Toward the end, when the cumulative information the movie has imparted has begun to get more than a little disturbing, we see some of Maxon's drawings—which are REALLY interesting. They feature lots of concentric lines, a theme among outsider artists such as Martin Ramirez. We find that Maxon stopped drawing for a large part of his life, and when he returned to it the feeling was so powerful he had a seizure. We also find that Maxon had some trouble with the law for molesting girls! Charles, when he was younger, used to be obsessed with Treasure Island, his drawings focusing on the relationship between the young Jim Hawkins and Long John Silver. They later found out that Charles was erotically obsessed with Bobby Driscoll, the young boy who played Jim in an early film of the novel. After the film ends, we learn that the two Crumb sisters refused to be interviewed for the film, which is too bad for us, as their perspectives as women growing up in this family would have been fascinating.

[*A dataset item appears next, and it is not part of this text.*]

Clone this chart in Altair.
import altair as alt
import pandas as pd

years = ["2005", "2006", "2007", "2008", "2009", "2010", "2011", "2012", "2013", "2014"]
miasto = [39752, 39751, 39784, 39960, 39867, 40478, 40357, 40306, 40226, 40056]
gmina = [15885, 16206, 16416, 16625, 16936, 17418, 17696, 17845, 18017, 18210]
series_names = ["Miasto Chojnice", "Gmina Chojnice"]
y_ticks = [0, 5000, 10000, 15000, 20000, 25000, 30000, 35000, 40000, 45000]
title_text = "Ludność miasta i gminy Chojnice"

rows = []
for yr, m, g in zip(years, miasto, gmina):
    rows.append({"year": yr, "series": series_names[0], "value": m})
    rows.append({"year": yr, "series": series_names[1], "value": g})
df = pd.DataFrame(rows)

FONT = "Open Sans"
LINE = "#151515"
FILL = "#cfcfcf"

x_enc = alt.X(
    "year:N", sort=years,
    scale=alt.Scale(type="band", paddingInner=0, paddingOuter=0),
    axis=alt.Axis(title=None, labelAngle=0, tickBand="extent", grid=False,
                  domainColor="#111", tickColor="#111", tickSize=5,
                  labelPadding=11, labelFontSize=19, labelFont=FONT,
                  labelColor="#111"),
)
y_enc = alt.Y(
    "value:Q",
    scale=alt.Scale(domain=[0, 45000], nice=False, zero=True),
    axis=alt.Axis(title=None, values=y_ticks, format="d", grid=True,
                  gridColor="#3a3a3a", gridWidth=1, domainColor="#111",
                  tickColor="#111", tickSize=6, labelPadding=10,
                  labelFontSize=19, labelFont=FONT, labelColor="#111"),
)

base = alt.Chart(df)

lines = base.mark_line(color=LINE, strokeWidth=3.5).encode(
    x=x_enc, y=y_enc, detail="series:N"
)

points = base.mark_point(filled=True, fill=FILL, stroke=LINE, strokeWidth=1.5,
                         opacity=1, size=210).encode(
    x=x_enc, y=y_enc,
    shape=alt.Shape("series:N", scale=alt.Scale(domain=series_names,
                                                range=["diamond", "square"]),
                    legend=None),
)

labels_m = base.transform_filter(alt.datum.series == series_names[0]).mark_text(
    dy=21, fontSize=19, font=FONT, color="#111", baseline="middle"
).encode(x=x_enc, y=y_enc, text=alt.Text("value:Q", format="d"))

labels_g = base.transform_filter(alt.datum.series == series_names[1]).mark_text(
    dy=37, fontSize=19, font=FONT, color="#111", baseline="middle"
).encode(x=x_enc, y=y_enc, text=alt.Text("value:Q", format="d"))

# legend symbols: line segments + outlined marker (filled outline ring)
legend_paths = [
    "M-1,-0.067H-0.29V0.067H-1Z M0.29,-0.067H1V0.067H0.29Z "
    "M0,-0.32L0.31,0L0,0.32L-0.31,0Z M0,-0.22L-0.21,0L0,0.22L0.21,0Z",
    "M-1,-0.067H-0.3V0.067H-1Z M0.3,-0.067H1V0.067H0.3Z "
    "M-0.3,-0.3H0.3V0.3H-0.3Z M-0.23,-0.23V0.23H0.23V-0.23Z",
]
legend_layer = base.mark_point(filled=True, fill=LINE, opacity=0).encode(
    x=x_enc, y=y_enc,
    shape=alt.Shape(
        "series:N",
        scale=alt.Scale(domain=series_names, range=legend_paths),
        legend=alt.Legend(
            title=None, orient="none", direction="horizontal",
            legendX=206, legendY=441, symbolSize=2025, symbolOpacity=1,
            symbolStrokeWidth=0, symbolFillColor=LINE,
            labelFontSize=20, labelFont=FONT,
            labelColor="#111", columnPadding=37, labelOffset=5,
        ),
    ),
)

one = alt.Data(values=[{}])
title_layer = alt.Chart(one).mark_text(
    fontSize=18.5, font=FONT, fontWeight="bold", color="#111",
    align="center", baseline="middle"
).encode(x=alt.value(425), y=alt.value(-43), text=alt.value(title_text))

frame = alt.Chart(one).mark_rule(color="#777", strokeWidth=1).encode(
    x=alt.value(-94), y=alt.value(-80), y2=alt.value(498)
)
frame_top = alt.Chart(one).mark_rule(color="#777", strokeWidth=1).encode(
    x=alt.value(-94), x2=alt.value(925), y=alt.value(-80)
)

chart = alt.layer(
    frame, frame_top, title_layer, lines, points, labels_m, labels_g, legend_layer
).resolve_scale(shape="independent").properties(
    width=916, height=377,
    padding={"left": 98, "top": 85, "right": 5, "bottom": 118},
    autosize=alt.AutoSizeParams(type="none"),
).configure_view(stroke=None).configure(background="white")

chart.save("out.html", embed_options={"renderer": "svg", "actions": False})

Overall, one of the best documentaries I know of. The primary impression is of a case study of severe psychological issues. Very much like Grey Gardens, one watches is fascination, amusement and horror. What I admire so much about this film is that it is very well-organized and really contains all of the information you need to form an idea of what's going on. You get information about the boys' young life, the mother, the father, their sexual development and current sex lives, relationships, etc. You watch the movie and see how unusual they all are, and keep getting fed juicy tidbits that help you form an idea of how they might have ended up that way.

The other major aspect is the sense of all three Crumb brothers using art to keep themselves sane. It's interesting how they all became so compelled to draw, and one can speculate on how Robert's ability to channel his compulsions and dark fantasies into his drawing allow him to remain as relatively sane as he does—and why his brother's couldn't quite manage the same feat. In this regard, I am fascinated by both brother's statements of feeling "overpowered" by Robert, and would like to know more of what they mean by that. And one also simply has to admire Crumb's artwork—regardless of what you think of his cartoons, one has to admire his incredible artistic skill and ability to capture a wide variety of expressions, usually with a slight distortion that provides a real spark of life and psychological depth.

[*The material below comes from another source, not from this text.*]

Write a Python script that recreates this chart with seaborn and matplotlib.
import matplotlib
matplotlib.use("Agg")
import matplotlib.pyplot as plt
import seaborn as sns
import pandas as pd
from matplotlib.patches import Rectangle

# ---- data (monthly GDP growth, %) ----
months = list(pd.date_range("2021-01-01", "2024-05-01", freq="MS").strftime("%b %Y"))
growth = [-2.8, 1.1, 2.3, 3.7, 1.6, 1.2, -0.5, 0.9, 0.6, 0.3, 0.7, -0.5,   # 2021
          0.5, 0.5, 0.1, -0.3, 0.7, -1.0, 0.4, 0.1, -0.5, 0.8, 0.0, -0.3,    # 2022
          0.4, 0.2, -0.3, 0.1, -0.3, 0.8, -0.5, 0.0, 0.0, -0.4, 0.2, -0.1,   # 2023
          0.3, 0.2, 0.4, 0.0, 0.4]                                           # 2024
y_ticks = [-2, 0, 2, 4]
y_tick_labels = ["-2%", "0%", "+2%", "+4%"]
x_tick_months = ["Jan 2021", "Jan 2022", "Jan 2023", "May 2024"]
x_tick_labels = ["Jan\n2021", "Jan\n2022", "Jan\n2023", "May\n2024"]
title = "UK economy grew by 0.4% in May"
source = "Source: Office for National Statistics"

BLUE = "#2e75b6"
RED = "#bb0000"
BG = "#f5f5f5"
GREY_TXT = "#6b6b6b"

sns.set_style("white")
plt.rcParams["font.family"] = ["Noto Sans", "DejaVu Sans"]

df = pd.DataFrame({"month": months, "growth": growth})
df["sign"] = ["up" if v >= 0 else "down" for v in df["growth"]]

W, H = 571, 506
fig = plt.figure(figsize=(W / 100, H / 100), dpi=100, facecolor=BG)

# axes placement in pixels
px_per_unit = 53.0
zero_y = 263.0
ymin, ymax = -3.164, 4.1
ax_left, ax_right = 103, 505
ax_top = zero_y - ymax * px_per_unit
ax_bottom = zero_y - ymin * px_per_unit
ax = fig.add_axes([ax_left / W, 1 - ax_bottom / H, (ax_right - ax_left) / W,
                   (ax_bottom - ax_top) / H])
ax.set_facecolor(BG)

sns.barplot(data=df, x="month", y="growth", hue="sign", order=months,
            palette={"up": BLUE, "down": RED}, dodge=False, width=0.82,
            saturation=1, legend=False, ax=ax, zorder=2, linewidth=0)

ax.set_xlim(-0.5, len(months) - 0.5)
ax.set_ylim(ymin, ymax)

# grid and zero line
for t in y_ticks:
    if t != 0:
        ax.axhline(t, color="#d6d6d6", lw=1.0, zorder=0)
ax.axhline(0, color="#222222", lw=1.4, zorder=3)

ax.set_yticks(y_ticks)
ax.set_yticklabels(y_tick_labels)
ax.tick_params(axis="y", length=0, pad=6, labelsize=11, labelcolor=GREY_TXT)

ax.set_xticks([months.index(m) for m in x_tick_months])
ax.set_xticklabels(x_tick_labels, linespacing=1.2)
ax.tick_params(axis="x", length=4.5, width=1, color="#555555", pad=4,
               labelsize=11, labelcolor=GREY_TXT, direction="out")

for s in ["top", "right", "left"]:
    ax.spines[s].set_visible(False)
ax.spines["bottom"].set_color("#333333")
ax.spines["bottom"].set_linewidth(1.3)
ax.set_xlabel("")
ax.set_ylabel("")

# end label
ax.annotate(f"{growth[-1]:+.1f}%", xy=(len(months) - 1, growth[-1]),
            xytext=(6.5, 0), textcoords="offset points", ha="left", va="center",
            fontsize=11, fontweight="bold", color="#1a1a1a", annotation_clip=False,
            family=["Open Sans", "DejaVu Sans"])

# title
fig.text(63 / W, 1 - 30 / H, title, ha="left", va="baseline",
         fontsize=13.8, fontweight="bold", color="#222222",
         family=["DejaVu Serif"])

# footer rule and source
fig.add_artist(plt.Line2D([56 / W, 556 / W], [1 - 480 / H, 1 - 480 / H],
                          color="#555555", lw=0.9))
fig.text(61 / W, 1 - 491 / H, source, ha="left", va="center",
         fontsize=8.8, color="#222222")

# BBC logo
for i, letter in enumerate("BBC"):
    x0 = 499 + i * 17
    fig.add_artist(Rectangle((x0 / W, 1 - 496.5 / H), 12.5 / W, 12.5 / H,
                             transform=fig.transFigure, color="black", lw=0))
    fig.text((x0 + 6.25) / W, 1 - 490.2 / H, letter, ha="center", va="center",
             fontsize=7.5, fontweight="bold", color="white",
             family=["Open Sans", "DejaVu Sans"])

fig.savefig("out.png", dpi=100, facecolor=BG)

The film also raises questions about sexually and racially insensitive material, and to what degree a high level of artistic merit makes it acceptable, if at all. For example, personally Crumb's wildly sexualized and violent cartoons as an expression of some of the deepest fantasies and fears that men have about women, kind of funny because of how true they are. Then again, I am not the target of such criticisms. I don't have someone telling me they'd like me better if I had no head and no brain—except when I go on, but that's another story. Similarly, I see a cartoon of an African-American caricature hawking cans of the hearts of black people [they use the N-word] as snacks, I see a satire of racism in America and how everything here only has value as a product—but than again, I don't feel victimized or diminished by the content. So it brings up all of these questions, in addition to the one raised earlier, about how the real problem with the sexual fantasies Crumb depicts is that he seems to be enjoying them, instead of merely examining them dispassionately.

So overall, a fascinating and wonderfully-constructed documentary that raises a lot of fascinating issues, shows the importance of art is maintaining mental stability, and provides an excellent case study, full of pithy info-nuggets, of people lingering on the verge of mental illness.

Should you watch it: 

Yes, especially if you're interested in art, art as therapy, and mental illness.